The dollar figure of $7,000 per course isn’t a random one – it is approximately the per-course equivalent for an adjunct lecturer of a starting full-time lecturer.

PSC officials and members said they were inspired by their meetings with lawmakers, although with the budget already settled, many agreed that this would be the first among many trips and demonstrations to force Albany to provide the funding necessary to support this demand in full in the next contract settlement. The demand already has the support of many key lawmakers, including the chair of the State Assembly’s Higher Education Committee, Deborah Glick. 

“It is crucial that we ensure that our adjunct professors receive a living wage.

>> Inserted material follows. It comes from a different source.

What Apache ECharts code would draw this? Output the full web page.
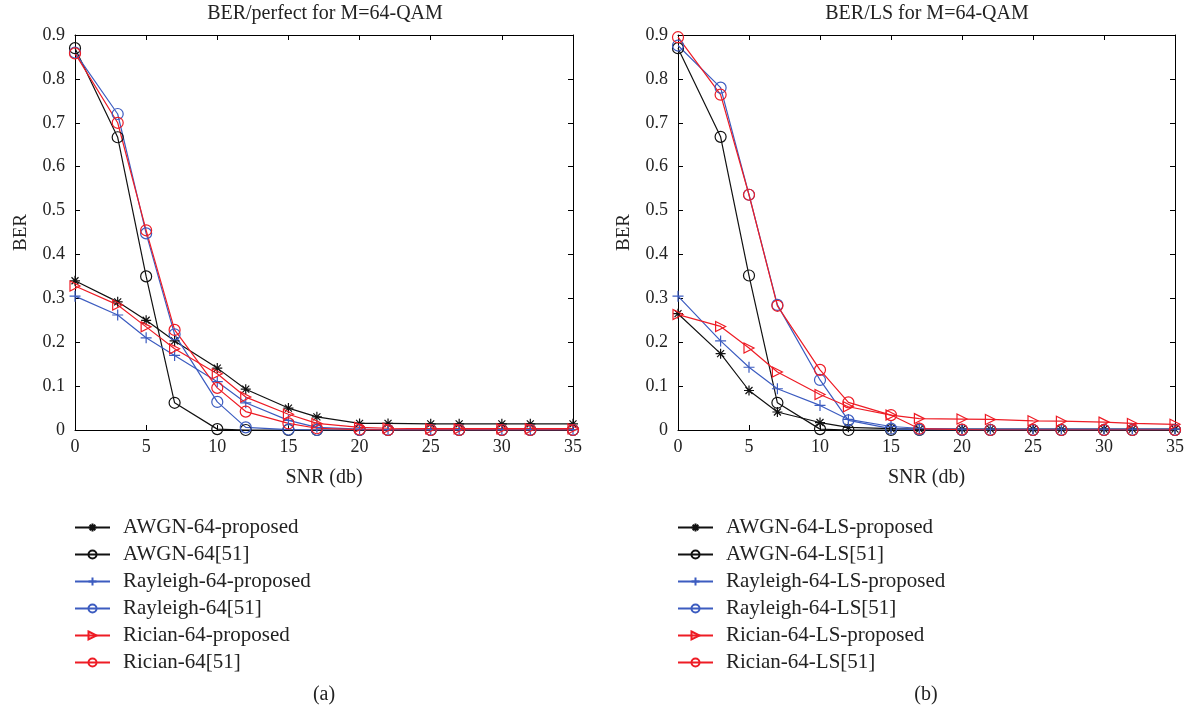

It is wrong for students to have highly qualified teachers who cannot stay for an extra hour or half hour because they have to run to catch a bus or catch the subway to get to another campus in order to teach another course because they aren’t getting paid a decent wage at each of those colleges,” Glick said during the rally. “The state needs to invest more in our public systems.”

The demand also has the support of Assembly Member Jo Anne Simon and State Senator Toby Ann Stavisky. 

RACIAL JUSTICE

State Senator Marisol Alcantara offered support to fight for $7K, adding that she felt there was a historic imbalance between higher state funding for institutions like SUNY-Stony Brook and underfunding at places like CUNY, where a majority of students are from the working class and are people of color. Raising adjunct salaries, she said, through funding $7K, was a part of addressing that classist and racist imbalance. 

“Count me as your partner,” she told PSC members at the rally. 

PSC’s First Vice President Mike Fabricant drove the point home in a message to all state lawmakers: “You champion this campaign, you are challenging inequality in New York City.”